The parallels in The Upside of Down to contemporary economic and social systems are fairly obvious, and I won’t belabor them here. However, I think there’s some interesting additional points that Homer-Dixon raises that I would like to expand upon. One of the first comes from the fact that modern capitalism has as a fundamental driver the absolute necessity of a growth based economy. Capitalism works by providing financial incentives to make the process of the creation of goods and services increasingly efficient and interconnected, in the process selling goods to satisfy demand.

The problem is that such efficiencies by their very nature tend to reduce the demand for people to build those products or fulfill those services, so the only way to keep the population employed (and as a consequence having the money to purchase the goods in the first place) is for the economy to grow, in essence having people enter into the workforce in newly created positions (or replacing those who migrate to those positions). Unfortunately, the downside to this is that each new job also creates greater demands for energy and complexity in the system.
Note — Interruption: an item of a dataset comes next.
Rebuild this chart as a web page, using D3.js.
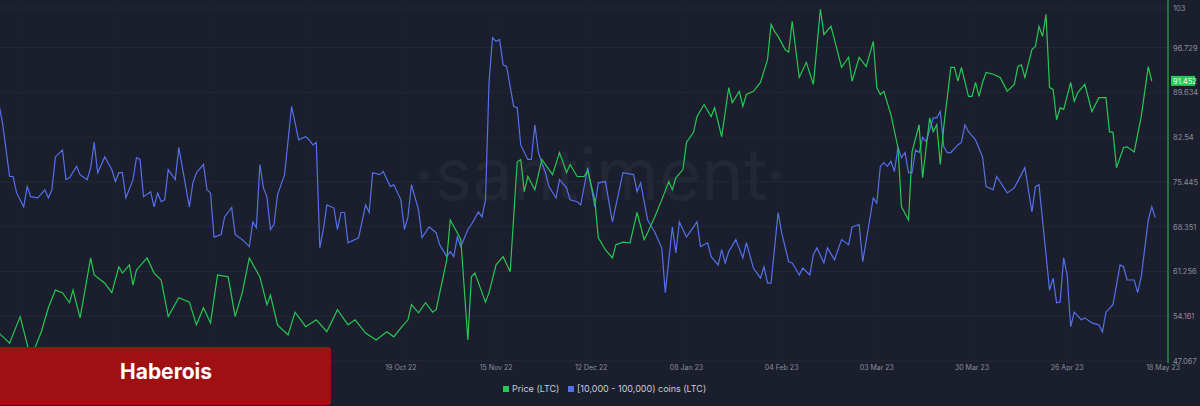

The kicker to all of this is that the availability of cheap energy (in this case oil derived) is now dropping due to a conflation of factors - increasing demand from China and India as well as worldwide, the increasing cost of oil extraction amidst aging wells globally, increasingly hostile environments for oil exploration both in the Gulf of Mexico and the Arctic and fewer remaining unmapped oil repositories (in general, the world is very well mapped in terms of oil deposits). This means that the EROI for oil (and by similar arguments natural gas) is climbing, and most other alternatives have considerably smaller EROI.

These factors, coupled with the likelihood of increasingly problematic global climatic conditions, are creating similar type of stressors to the ones that the Romans faced fairly late in their growth cycle, specifically increasing complexity and brittleness of the system at just precisely those times when everything seems to be going wrong at once. He does not argue that we’re looking at a global collapse, though that is certainly one scenario, but he does argue that there is a need to make the nodes within the various systems more localized and autonomous (more resilient), or the danger exists that when a breakdown of the system does occur, it will cause a cascade that could wreak far more damage than would happen otherwise.

This resiliency, at the level of programming, would be to look at building a sustainable-oriented socio-economic system, rather than a growth-oriented one. One expression of this, as he mentions in the book, is open source … programming that basically works using a community-based approach. Open source oriented societies and sustainance rather than growth oriented societies do exist at the community and even business level (the example I gave in my last blog of FreeGeek, a PC recycling cooperative, is one very good example) but such approaches are frequently disparaged by those promoting purely capitalist solutions precisely because they tear at the fundamental concept of liberal capitalism - growth must be the primary imperative in the economy.

I’ve long advocated the notion that local resiliency or flexibility must be a key aspect of any development effort, because such resiliency, while costing more in the short run, makes systems considerably more resistant to shock in the long run. I see this as one of the cornerstones of REST-based programming, and I see the same application relevant at higher levels as well. Thomas Homer-Dixon lays out an elegant case for the application of such a philosophy at the social and economic level as well - if not exclusively replacing, then at a minimum creating a cross-grain layer to the highly efficient but rigid structures that we’re building to eke out that last dime of profit. As an architect, a systems theorist, and someone who is very much concerned about what we’re doing to the world, I would heartily recommend The Upside of Down.